768th meeting – 10 October 2001

Item 6.2 

Regional economic partnership - a factor for social cohesion
Recommendation 69 (1999) of the Congress of Local and Regional Authorities of Europe
(REC_69(1999) of CLRAE) 

 

Decision 

The Deputies adopted the following reply to Recommendation 69 (1999) of the Congress of Local and Regional Authorities of Europe on the Regional economic partnership - a factor for social cohesion: 

“The Committee of Ministers has examined Recommendation 69 of the Congress of Local and Regional Authorities of Europe on regional economic partnership - a factor for social cohesion. 

The Committee of Ministers wishes to remind the Congress that in January 2000 it gave the Steering Committee on Local and Regional Democracy (CDLR) ad hoc terms of reference instructing it '[t]o complete the groundwork for the elaboration of a legal instrument on regional self-government, on the basis of the principles, areas and elements on which the CDLR [had] reached a preliminary agreement and, in particular: 

- to draw up model forms of regional self-government which [might] be included in a legal instrument as guidelines or as a basis of more precise standards; 

- to identify those principles which [were] common to all such models and which [might] constitute the core principles of a legal instrument designed to apply to all states wishing to establish or reform a democratic regional tier of government; 

- to draft a text which could be the core of a legal instrument, presenting these principles and models and to report back to the Committee of Ministers.' 

The CDLR has until 31 December 2001 to discharge its terms of reference and complete its work, which may lead to a legal instrument in the form of a convention, or in some different form, depending on the conclusions of the CDLR's work and future decisions of the Committee of Ministers. 

The Committee of Ministers would also point out that when it examined Congress Recommendation 83 (2000) on evaluation of regionalisation in central Europe, especially in Poland, it invited the CDLR “to take it into account when defining its future programme of activities” adding that the CDLR was responsible for considering “ member states' experience of recent administrative and territorial reforms and [preparing] a report designed to analyse the difficulties and obstacles encountered and to identify means of dealing with them effectively."

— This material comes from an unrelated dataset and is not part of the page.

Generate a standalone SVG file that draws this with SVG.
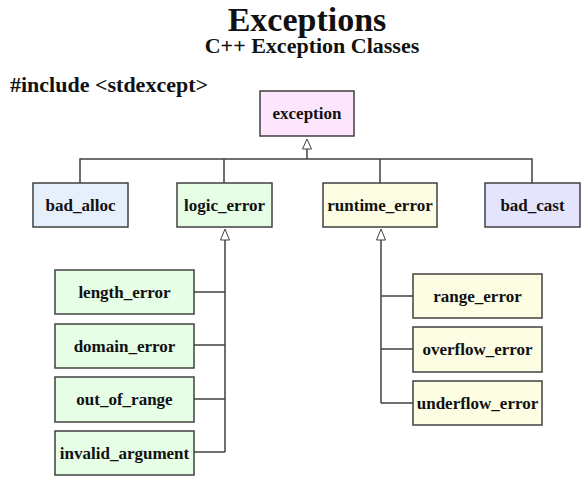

The CDLR included an activity to this effect in its 2001 programme.  This activity will take account of the work under way on the institutional dialogue between the state, the regions, local authorities and their associations, which concerns related issues.  

Lastly, the Committee of Ministers wishes to inform the Congress that the theme of the 13th Conference of European Ministers responsible for Local Government, to be held in Helsinki in June 2002, will be 'Regional self-government: different methods of implementation'.  

Furthermore, the Committee of Ministers wishes to assure the Congress that the activities designed to promote transfrontier co-operation in Europe - in particular in central and eastern Europe, including the Stability Pact countries - are designed to increase stability and security in the region by means of concrete partnerships between local and regional authorities based on projects of common interest.  These activities are designed to facilitate ratification of the European Outline Convention on Transfrontier Co-operation between Territorial Communities or Authorities and the establishment of co-operation bodies such as the 'Euroregions' and to encourage local and regional authorities to co-operate with authorities on the other side of a shared border so as to foster neighbourly relations and help overcome shared problems or meet common challenges. 

The help which the Council of Europe provides to local authorities in this context aims for example at the establishment of a Euroregion in the area of the Ohrid/Prespa lakes between Greece, Albania and 'the former Yugoslav Republic of Macedonia', the identification of obstacles to - and opportunities for - transfrontier co-operation between the Stability Pact countries, and continued co-operation between frontier local authorities after the enlargement of the European Union. 

With regard to the establishment of networks for co-operation and partnership between European regions, the Committee of Ministers considers that such initiatives fall primarily within the remit of the Congress.”